• [YOUR INSTRUCTIONS]:
Your task is to repeat all of the data exactly while excluding the pictures.

• [GIVEN INFORMATION]:
# # # #

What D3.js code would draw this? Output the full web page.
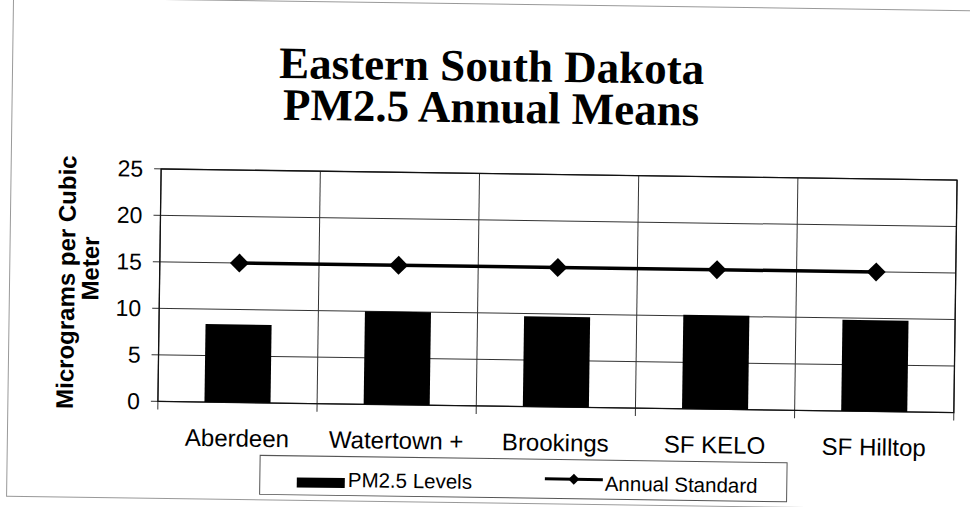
<!DOCTYPE html>
<html>
<head>
<meta charset="utf-8">
<script src="https://cdn.jsdelivr.net/npm/d3@7"></script>
<style>
  body { margin: 0; background: #fff; }
  svg { display: block; }
</style>
</head>
<body>
<svg id="chart" width="970" height="507"></svg>
<script>
const categories = ['Aberdeen', 'Watertown +', 'Brookings', 'SF KELO', 'SF Hilltop']
const pm25Levels = [8.4, 10.0, 9.7, 10.1, 9.8]
const annualStandard = [15, 15, 15, 15, 15]
const yTicks = [0, 5, 10, 15, 20, 25]
const titleLines = ['Eastern South Dakota', 'PM2.5 Annual Means']
const yTitleLines = ['Micrograms per Cubic', 'Meter']

const sans = '"Liberation Sans", Arial, sans-serif'
const serif = '"Liberation Serif", "Times New Roman", serif'

const svg = d3.select('#chart')
// the scan is tilted a little, so the whole page is turned with it
const g = svg.append('g').attr('transform', 'rotate(0.8, 485, 253)')

// outer frame
g.append('rect')
  .attr('x', 10).attr('y', 4)
  .attr('width', 1000).attr('height', 499)
  .attr('fill', 'none')
  .attr('stroke', '#999')
  .attr('stroke-width', 1)

const plot = { left: 160, right: 956, top: 173.5, bottom: 406 }

const x = d3.scaleBand()
  .domain(categories)
  .range([plot.left, plot.right])
  .padding(0)

const y = d3.scaleLinear()
  .domain([0, 25])
  .range([plot.bottom, plot.top])

// Title
g.append('g').selectAll('text')
  .data(titleLines)
  .enter()
  .append('text')
    .attr('x', 489)
    .attr('y', (d, i) => 81 + i * 41.5)
    .attr('text-anchor', 'middle')
    .style('font-family', serif)
    .style('font-weight', 'bold')
    .style('font-size', '45px')
    .text(d => d)

// horizontal gridlines
g.append('g').selectAll('line')
  .data(yTicks)
  .enter()
  .append('line')
    .attr('x1', plot.left - 7)
    .attr('x2', plot.right)
    .attr('y1', d => y(d))
    .attr('y2', d => y(d))
    .attr('stroke', '#333')
    .attr('stroke-width', 1)

// vertical gridlines at category borders
const borders = categories.map(c => x(c)).concat([plot.right])
g.append('g').selectAll('line')
  .data(borders)
  .enter()
  .append('line')
    .attr('x1', d => d)
    .attr('x2', d => d)
    .attr('y1', plot.top)
    .attr('y2', plot.bottom + 8)
    .attr('stroke', '#333')
    .attr('stroke-width', 1)

// plot frame
g.append('rect')
  .attr('x', plot.left).attr('y', plot.top)
  .attr('width', plot.right - plot.left)
  .attr('height', plot.bottom - plot.top)
  .attr('fill', 'none')
  .attr('stroke', '#111')
  .attr('stroke-width', 1.3)

// y tick labels
g.append('g').selectAll('text')
  .data(yTicks)
  .enter()
  .append('text')
    .attr('x', 142)
    .attr('y', d => y(d) + 8)
    .attr('text-anchor', 'end')
    .style('font-family', sans)
    .style('font-size', '23px')
    .text(d => d)

// y axis title, two lines
const yTitlePos = [[75, 288], [99, 274]]
g.append('g').selectAll('text')
  .data(yTitleLines)
  .enter()
  .append('text')
    .attr('transform', (d, i) => `translate(${yTitlePos[i][0]},${yTitlePos[i][1]}) rotate(-90)`)
    .attr('text-anchor', 'middle')
    .style('font-family', sans)
    .style('font-weight', 'bold')
    .style('font-size', '24px')
    .text(d => d)

// bars
const barW = x.bandwidth() * 0.415
g.append('g').selectAll('rect')
  .data(pm25Levels)
  .enter()
  .append('rect')
    .attr('x', (d, i) => x(categories[i]) + (x.bandwidth() - barW) / 2)
    .attr('y', d => y(d))
    .attr('width', barW)
    .attr('height', d => y(0) - y(d))
    .attr('fill', '#000')

// annual standard line
const line = d3.line()
  .x((d, i) => x(categories[i]) + x.bandwidth() / 2)
  .y(d => y(d))

g.append('path')
  .datum(annualStandard)
  .attr('d', line)
  .attr('fill', 'none')
  .attr('stroke', '#000')
  .attr('stroke-width', 3.5)

const diamond = d3.symbol(d3.symbolSquare, 180)
g.append('g').selectAll('path')
  .data(annualStandard)
  .enter()
  .append('path')
    .attr('d', diamond)
    .attr('transform', (d, i) => `translate(${x(categories[i]) + x.bandwidth() / 2},${y(d)}) rotate(45)`)
    .attr('fill', '#000')

// category labels
g.append('g').selectAll('text')
  .data(categories)
  .enter()
  .append('text')
    .attr('x', d => x(d) + x.bandwidth() / 2)
    .attr('y', 450)
    .attr('text-anchor', 'middle')
    .style('font-family', sans)
    .style('font-size', '24px')
    .text(d => d)

// Legend
const legend = g.append('g')
legend.append('rect')
  .attr('x', 263).attr('y', 458.5)
  .attr('width', 527).attr('height', 39)
  .attr('fill', '#fff')
  .attr('stroke', '#555')
  .attr('stroke-width', 1)

legend.append('rect')
  .attr('x', 300).attr('y', 480)
  .attr('width', 48).attr('height', 10)
  .attr('fill', '#000')

legend.append('text')
  .attr('x', 351).attr('y', 489)
  .style('font-family', sans)
  .style('font-size', '20.5px')
  .text('PM2.5 Levels')

legend.append('line')
  .attr('x1', 548).attr('x2', 606)
  .attr('y1', 478).attr('y2', 478)
  .attr('stroke', '#000')
  .attr('stroke-width', 3)

legend.append('path')
  .attr('d', d3.symbol(d3.symbolSquare, 60))
  .attr('transform', 'translate(577,478) rotate(45)')
  .attr('fill', '#000')

legend.append('text')
  .attr('x', 608).attr('y', 489)
  .style('font-family', sans)
  .style('font-size', '20.5px')
  .text('Annual Standard')
</script>
</body>
</html>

# # # #

• [FULL OUTPUT]:
What D3.js code would draw this? Output the full web page.
<!DOCTYPE html>
<html>
<head>
<meta charset="utf-8">
<script src="https://cdn.jsdelivr.net/npm/d3@7"></script>
<style>
  body { margin: 0; background: #fff; }
  svg { display: block; }
</style>
</head>
<body>
<svg id="chart" width="970" height="507"></svg>
<script>
const categories = ['Aberdeen', 'Watertown +', 'Brookings', 'SF KELO', 'SF Hilltop']
const pm25Levels = [8.4, 10.0, 9.7, 10.1, 9.8]
const annualStandard = [15, 15, 15, 15, 15]
const yTicks = [0, 5, 10, 15, 20, 25]
const titleLines = ['Eastern South Dakota', 'PM2.5 Annual Means']
const yTitleLines = ['Micrograms per Cubic', 'Meter']

const sans = '"Liberation Sans", Arial, sans-serif'
const serif = '"Liberation Serif", "Times New Roman", serif'

const svg = d3.select('#chart')
// the scan is tilted a little, so the whole page is turned with it
const g = svg.append('g').attr('transform', 'rotate(0.8, 485, 253)')

// outer frame
g.append('rect')
  .attr('x', 10).attr('y', 4)
  .attr('width', 1000).attr('height', 499)
  .attr('fill', 'none')
  .attr('stroke', '#999')
  .attr('stroke-width', 1)

const plot = { left: 160, right: 956, top: 173.5, bottom: 406 }

const x = d3.scaleBand()
  .domain(categories)
  .range([plot.left, plot.right])
  .padding(0)

const y = d3.scaleLinear()
  .domain([0, 25])
  .range([plot.bottom, plot.top])

// Title
g.append('g').selectAll('text')
  .data(titleLines)
  .enter()
  .append('text')
    .attr('x', 489)
    .attr('y', (d, i) => 81 + i * 41.5)
    .attr('text-anchor', 'middle')
    .style('font-family', serif)
    .style('font-weight', 'bold')
    .style('font-size', '45px')
    .text(d => d)

// horizontal gridlines
g.append('g').selectAll('line')
  .data(yTicks)
  .enter()
  .append('line')
    .attr('x1', plot.left - 7)
    .attr('x2', plot.right)
    .attr('y1', d => y(d))
    .attr('y2', d => y(d))
    .attr('stroke', '#333')
    .attr('stroke-width', 1)

// vertical gridlines at category borders
const borders = categories.map(c => x(c)).concat([plot.right])
g.append('g').selectAll('line')
  .data(borders)
  .enter()
  .append('line')
    .attr('x1', d => d)
    .attr('x2', d => d)
    .attr('y1', plot.top)
    .attr('y2', plot.bottom + 8)
    .attr('stroke', '#333')
    .attr('stroke-width', 1)

// plot frame
g.append('rect')
  .attr('x', plot.left).attr('y', plot.top)
  .attr('width', plot.right - plot.left)
  .attr('height', plot.bottom - plot.top)
  .attr('fill', 'none')
  .attr('stroke', '#111')
  .attr('stroke-width', 1.3)

// y tick labels
g.append('g').selectAll('text')
  .data(yTicks)
  .enter()
  .append('text')
    .attr('x', 142)
    .attr('y', d => y(d) + 8)
    .attr('text-anchor', 'end')
    .style('font-family', sans)
    .style('font-size', '23px')
    .text(d => d)

// y axis title, two lines
const yTitlePos = [[75, 288], [99, 274]]
g.append('g').selectAll('text')
  .data(yTitleLines)
  .enter()
  .append('text')
    .attr('transform', (d, i) => `translate(${yTitlePos[i][0]},${yTitlePos[i][1]}) rotate(-90)`)
    .attr('text-anchor', 'middle')
    .style('font-family', sans)
    .style('font-weight', 'bold')
    .style('font-size', '24px')
    .text(d => d)

// bars
const barW = x.bandwidth() * 0.415
g.append('g').selectAll('rect')
  .data(pm25Levels)
  .enter()
  .append('rect')
    .attr('x', (d, i) => x(categories[i]) + (x.bandwidth() - barW) / 2)
    .attr('y', d => y(d))
    .attr('width', barW)
    .attr('height', d => y(0) - y(d))
    .attr('fill', '#000')

// annual standard line
const line = d3.line()
  .x((d, i) => x(categories[i]) + x.bandwidth() / 2)
  .y(d => y(d))

g.append('path')
  .datum(annualStandard)
  .attr('d', line)
  .attr('fill', 'none')
  .attr('stroke', '#000')
  .attr('stroke-width', 3.5)

const diamond = d3.symbol(d3.symbolSquare, 180)
g.append('g').selectAll('path')
  .data(annualStandard)
  .enter()
  .append('path')
    .attr('d', diamond)
    .attr('transform', (d, i) => `translate(${x(categories[i]) + x.bandwidth() / 2},${y(d)}) rotate(45)`)
    .attr('fill', '#000')

// category labels
g.append('g').selectAll('text')
  .data(categories)
  .enter()
  .append('text')
    .attr('x', d => x(d) + x.bandwidth() / 2)
    .attr('y', 450)
    .attr('text-anchor', 'middle')
    .style('font-family', sans)
    .style('font-size', '24px')
    .text(d => d)

// Legend
const legend = g.append('g')
legend.append('rect')
  .attr('x', 263).attr('y', 458.5)
  .attr('width', 527).attr('height', 39)
  .attr('fill', '#fff')
  .attr('stroke', '#555')
  .attr('stroke-width', 1)

legend.append('rect')
  .attr('x', 300).attr('y', 480)
  .attr('width', 48).attr('height', 10)
  .attr('fill', '#000')

legend.append('text')
  .attr('x', 351).attr('y', 489)
  .style('font-family', sans)
  .style('font-size', '20.5px')
  .text('PM2.5 Levels')

legend.append('line')
  .attr('x1', 548).attr('x2', 606)
  .attr('y1', 478).attr('y2', 478)
  .attr('stroke', '#000')
  .attr('stroke-width', 3)

legend.append('path')
  .attr('d', d3.symbol(d3.symbolSquare, 60))
  .attr('transform', 'translate(577,478) rotate(45)')
  .attr('fill', '#000')

legend.append('text')
  .attr('x', 608).attr('y', 489)
  .style('font-family', sans)
  .style('font-size', '20.5px')
  .text('Annual Standard')
</script>
</body>
</html>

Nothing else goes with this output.